Guests dress to impress for the red carpet, enjoy celebrated undergraduate short films, and attend an Oscars-style awards ceremony following the screening. In past years, I have served as an Event Coordinator and Submissions Coordinator on the TFF student team, and I now serve as the Senior Content Director. It is always extremely fulfilling to help provide undergraduate filmmakers with a glamorous evening celebrating the art of cinema.
Have you shot any films yourself?
I have been very fortunate to learn all about the art of filmmaking and cinema during my time at Trinity as a film major.
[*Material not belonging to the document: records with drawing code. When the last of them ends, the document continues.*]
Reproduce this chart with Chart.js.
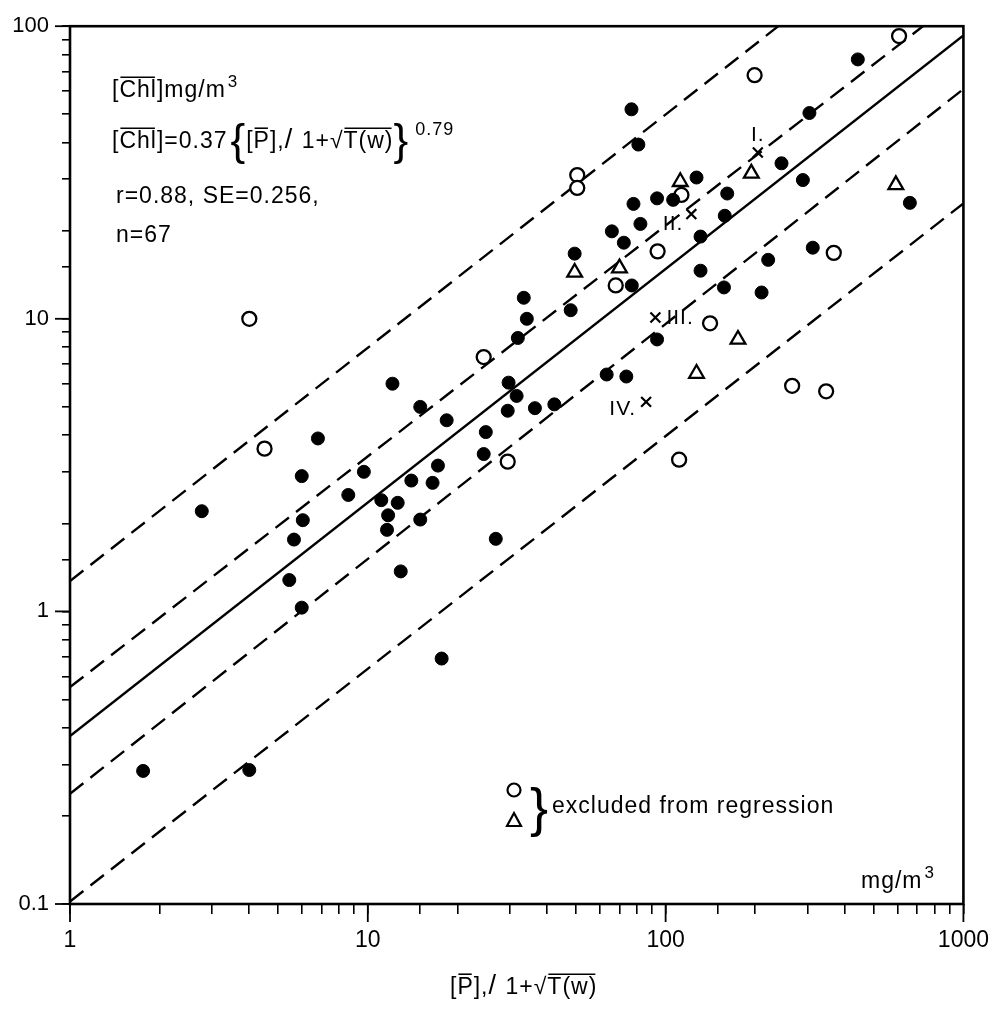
<!DOCTYPE html>
<html>
<head>
<meta charset="utf-8">
<script src="https://cdn.jsdelivr.net/npm/chart.js@4.4.0/dist/chart.umd.min.js"></script>
<style>
  html, body { margin: 0; padding: 0; background: #fff; }
  #wrap { width: 1002px; height: 1010px; }
</style>
</head>
<body>
<div id="wrap"><canvas id="chlChart" width="1002" height="1010"></canvas></div>
<script>
const FONT = "'Liberation Sans', 'DejaVu Sans', sans-serif";

// axis ticks (labelled decades)
const X_TICKS = [1, 10, 100, 1000];
const Y_TICKS = [0.1, 1, 10, 100];

// lakes used in the regression (filled dots)
const dotX = [6.8, 12.1, 15.0, 18.4, 24.9, 24.5, 6.0, 9.7, 17.2, 14.0, 16.5, 8.6, 11.1, 12.6,
  2.77, 11.7, 15.0, 6.05, 11.6, 5.65, 26.9, 12.9, 5.45, 6.0, 17.7, 1.76, 4.0,
  33.4, 48, 34.2, 31.9, 29.7, 31.6, 29.5, 36.4, 42.3,
  76.8, 81, 245, 127, 106, 93.6, 78, 161, 82.3, 158, 66, 72.4, 131, 49.5, 221,
  77, 131, 157, 210, 93.6, 63.4, 73.8, 442, 304, 289, 661, 312];
const dotY = [3.9, 6.0, 5.0, 4.5, 4.1, 3.45, 2.9, 3.0, 3.15, 2.8, 2.75, 2.5, 2.4, 2.35,
  2.2, 2.13, 2.06, 2.05, 1.9, 1.76, 1.77, 1.37, 1.28, 1.03, 0.69, 0.285, 0.287,
  11.8, 10.7, 10.0, 8.6, 6.05, 5.45, 4.85, 4.95, 5.1,
  52, 39.4, 34, 30.4, 25.5, 25.8, 24.7, 26.8, 21.1, 22.5, 19.9, 18.2, 19.1, 16.7, 15.9,
  13.0, 14.6, 12.8, 12.3, 8.5, 6.45, 6.35, 77, 50.5, 29.8, 24.9, 17.5];

// excluded from regression: open circles
const openX = [4.0, 4.5, 24.5, 29.5, 199, 50.5, 50.5, 113, 94, 68, 141, 111, 608, 367, 266, 346];
const openY = [10.0, 3.6, 7.4, 3.25, 68, 31, 28, 26.5, 17.0, 13.0, 9.65, 3.3, 92.5, 16.8, 5.9, 5.65];

// excluded from regression: triangles
const triX = [49.5, 70, 112, 194, 175, 127, 593];
const triY = [14.4, 14.9, 29.4, 31.4, 8.5, 6.5, 28.7];

// marked lakes
const markX = [204, 122, 92.4, 86];
const markY = [37, 22.8, 10.1, 5.2];
const markLabels = ["I.", "II.", "III.", "IV."];

// regression line and bands, ends at x = 1 and x = 1000
const lineX = [1, 1000];
const regressionY = [0.375, 93];
const innerUpperY = [0.551, 128];
const innerLowerY = [0.238, 61];
const outerUpperY = [1.27, 313];
const outerLowerY = [0.102, 24.8];

const pts = (xs, ys) => xs.map((x, i) => ({ x: x, y: ys[i] }));
const isDecade = (v) => Math.abs(Math.log10(v) - Math.round(Math.log10(v))) < 1e-9;

function lineSet(ys, dashed) {
  return {
    type: "line",
    data: pts(lineX, ys),
    showLine: true,
    borderColor: "#000",
    borderWidth: 2.4,
    borderDash: dashed ? [17, 9] : [],
    pointRadius: 0,
    fill: false,
    order: 5,
  };
}

// draws a run of text pieces, with optional bar over a piece
function drawRun(ctx, x, y, parts) {
  for (const p of parts) {
    const size = p.size || 23;
    ctx.font = size + "px " + FONT;
    const w = ctx.measureText(p.t).width;
    ctx.fillText(p.t, x, y + (p.dy || 0));
    if (p.over) {
      ctx.beginPath();
      ctx.lineWidth = 1.6;
      ctx.moveTo(x + 1, y - size * 0.86);
      ctx.lineTo(x + w - 2, y - size * 0.86);
      ctx.stroke();
    }
    x += w + (p.gap || 0);
  }
  return x;
}

const framePlugin = {
  id: "frame",
  afterDraw(chart) {
    const { ctx, chartArea: a, scales } = chart;
    ctx.save();
    ctx.strokeStyle = "#000";
    ctx.lineWidth = 2.6;
    ctx.strokeRect(a.left, a.top, a.right - a.left, a.bottom - a.top);
    // longer ticks at decades
    ctx.lineWidth = 1.8;
    X_TICKS.forEach((v) => {
      const px = scales.x.getPixelForValue(v);
      ctx.beginPath();
      ctx.moveTo(px, a.bottom);
      ctx.lineTo(px, a.bottom + 18);
      ctx.stroke();
    });
    Y_TICKS.forEach((v) => {
      const py = scales.y.getPixelForValue(v);
      ctx.beginPath();
      ctx.moveTo(a.left, py);
      ctx.lineTo(a.left - 15, py);
      ctx.stroke();
    });
    ctx.restore();
  },
};

const textPlugin = {
  id: "texts",
  afterDatasetsDraw(chart) {
    const { ctx, scales } = chart;
    ctx.save();
    ctx.fillStyle = "#000";
    ctx.strokeStyle = "#000";
    ctx.textBaseline = "alphabetic";
    ctx.textAlign = "left";
    ctx.letterSpacing = "1px";

    // header block
    drawRun(ctx, 112, 97, [
      { t: "[" }, { t: "Chl", over: true }, { t: "]" }, { t: "mg/m", gap: 2 },
      { t: "3", size: 17, dy: -10 },
    ]);
    drawRun(ctx, 112, 148, [
      { t: "[" }, { t: "Chl", over: true }, { t: "]" }, { t: "=0.37", gap: 3 },
      { t: "{", size: 44, dy: 7 }, { t: "[" }, { t: "P", over: true }, { t: "]" },
      { t: "," }, { t: "/ ", size: 27 }, { t: "1+" }, { t: "√" }, { t: "T(w)", over: true },
      { t: "}", size: 44, dy: 7, gap: 6 }, { t: "0.79", size: 18, dy: -13 },
    ]);
    ctx.font = "23px " + FONT;
    ctx.fillText("r=0.88, SE=0.256,", 116, 203);
    ctx.fillText("n=67", 116, 242);

    // marked lakes
    ctx.font = "21px " + FONT;
    const mp = markX.map((x, i) => ({ x: scales.x.getPixelForValue(x), y: scales.y.getPixelForValue(markY[i]) }));
    ctx.textAlign = "center";
    ctx.fillText(markLabels[0], mp[0].x, mp[0].y - 12);
    ctx.textAlign = "right";
    ctx.fillText(markLabels[1], mp[1].x - 8, mp[1].y + 16);
    ctx.textAlign = "left";
    ctx.fillText(markLabels[2], mp[2].x + 11, mp[2].y + 6);
    ctx.textAlign = "right";
    ctx.fillText(markLabels[3], mp[3].x - 10, mp[3].y + 13);

    // legend for excluded lakes
    ctx.lineWidth = 2.2;
    ctx.beginPath();
    ctx.arc(514, 790, 6.5, 0, Math.PI * 2);
    ctx.stroke();
    ctx.beginPath();
    ctx.moveTo(514, 813);
    ctx.lineTo(521, 826);
    ctx.lineTo(507, 826);
    ctx.closePath();
    ctx.stroke();
    ctx.textAlign = "left";
    ctx.letterSpacing = "0px";
    ctx.font = "54px " + FONT;
    ctx.fillText("}", 530, 826);
    ctx.letterSpacing = "1px";
    ctx.font = "23px " + FONT;
    ctx.fillText("excluded from regression", 552, 813);

    // unit at the x axis
    drawRun(ctx, 861, 888, [{ t: "mg/m", gap: 2 }, { t: "3", size: 17, dy: -10 }]);

    // x axis title
    drawRun(ctx, 450, 994, [
      { t: "[" }, { t: "P", over: true }, { t: "]" }, { t: "," }, { t: "/ ", size: 27 },
      { t: "1+" }, { t: "√" }, { t: "T(w)", over: true },
    ]);
    ctx.restore();
  },
};

new Chart(document.getElementById("chlChart"), {
  type: "scatter",
  data: {
    datasets: [
      lineSet(regressionY, false),
      lineSet(innerUpperY, true),
      lineSet(innerLowerY, true),
      lineSet(outerUpperY, true),
      lineSet(outerLowerY, true),
      {
        label: "included",
        data: pts(dotX, dotY),
        pointStyle: "circle",
        pointRadius: 6.5,
        backgroundColor: "#000",
        borderColor: "#000",
        borderWidth: 1,
        order: 1,
      },
      {
        label: "excluded (circle)",
        data: pts(openX, openY),
        pointStyle: "circle",
        pointRadius: 7,
        backgroundColor: "#fff",
        borderColor: "#000",
        borderWidth: 2.3,
        order: 1,
      },
      {
        label: "excluded (triangle)",
        data: pts(triX, triY),
        pointStyle: "triangle",
        pointRadius: 8.5,
        backgroundColor: "#fff",
        borderColor: "#000",
        borderWidth: 2.3,
        order: 1,
      },
      {
        label: "marked",
        data: pts(markX, markY),
        pointStyle: "crossRot",
        pointRadius: 7,
        borderColor: "#000",
        borderWidth: 2.2,
        order: 1,
      },
    ],
  },
  options: {
    responsive: false,
    animation: false,
    events: [],
    layout: { padding: { top: 20, right: 34, left: 0, bottom: 0 } },
    plugins: {
      legend: { display: false },
      tooltip: { enabled: false },
    },
    scales: {
      x: {
        type: "logarithmic",
        min: 1,
        max: 1000,
        afterFit: (s) => { s.height = 106; },
        border: { display: false },
        grid: { drawOnChartArea: false, drawTicks: true, tickLength: 10, color: "#000", lineWidth: 1.6 },
        ticks: {
          autoSkip: false,
          maxRotation: 0,
          padding: 13,
          color: "#000",
          font: { family: FONT, size: 23 },
          callback: (v) => (isDecade(v) ? String(v) : ""),
        },
      },
      y: {
        type: "logarithmic",
        min: 0.1,
        max: 100,
        afterFit: (s) => { s.width = 70; },
        border: { display: false },
        grid: { drawOnChartArea: false, drawTicks: true, tickLength: 8, color: "#000", lineWidth: 1.6 },
        ticks: {
          autoSkip: false,
          padding: 13,
          color: "#000",
          font: { family: FONT, size: 22 },
          callback: (v) => (isDecade(v) ? String(v) : ""),
        },
      },
    },
  },
  plugins: [framePlugin, textPlugin],
});
</script>
</body>
</html>
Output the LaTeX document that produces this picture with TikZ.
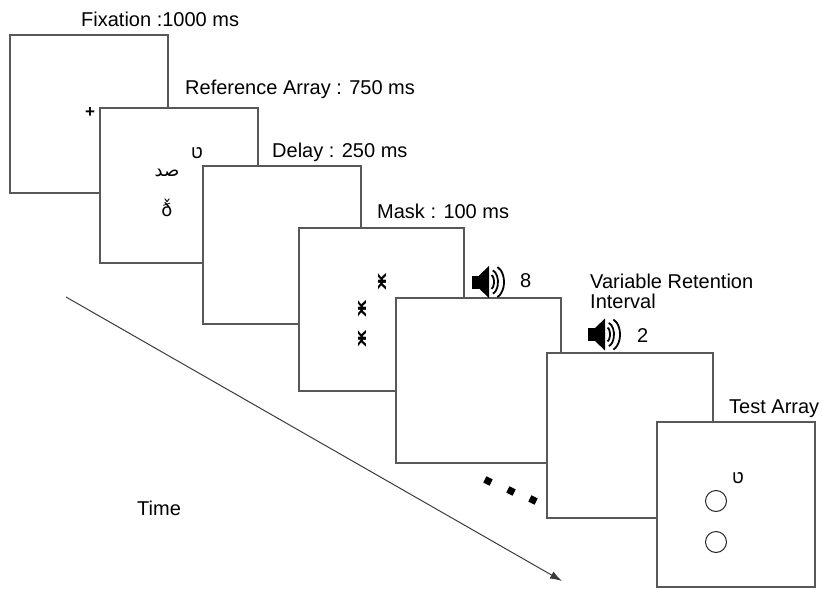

Through my studies, I have written and directed two of my own short films as well as aided on several of my classmates’ films. Using what I’ve learned at Trin, I have been able to produce films on my own time, from writing & directing a film in my hometown of Waukegan, IL to producing/shooting/editing a documentary of cinema activists while studying abroad in Rome, Italy.
How can students who are interested in film get involved with TFF?
Trinity Film Festival is proudly run by an extremely hard-working student team and is of course made possible by the student filmmakers around the world who submit and showcase their films at the festival. Student involvement is key in making TFF what it is–to anyone who is curious about getting involved, I highly encourage them (and all their friends) to attend this year’s festival on May 4 at 5 p.m. at Cinestudio (and then be on the lookout for applications when next year’s student team is assembled!).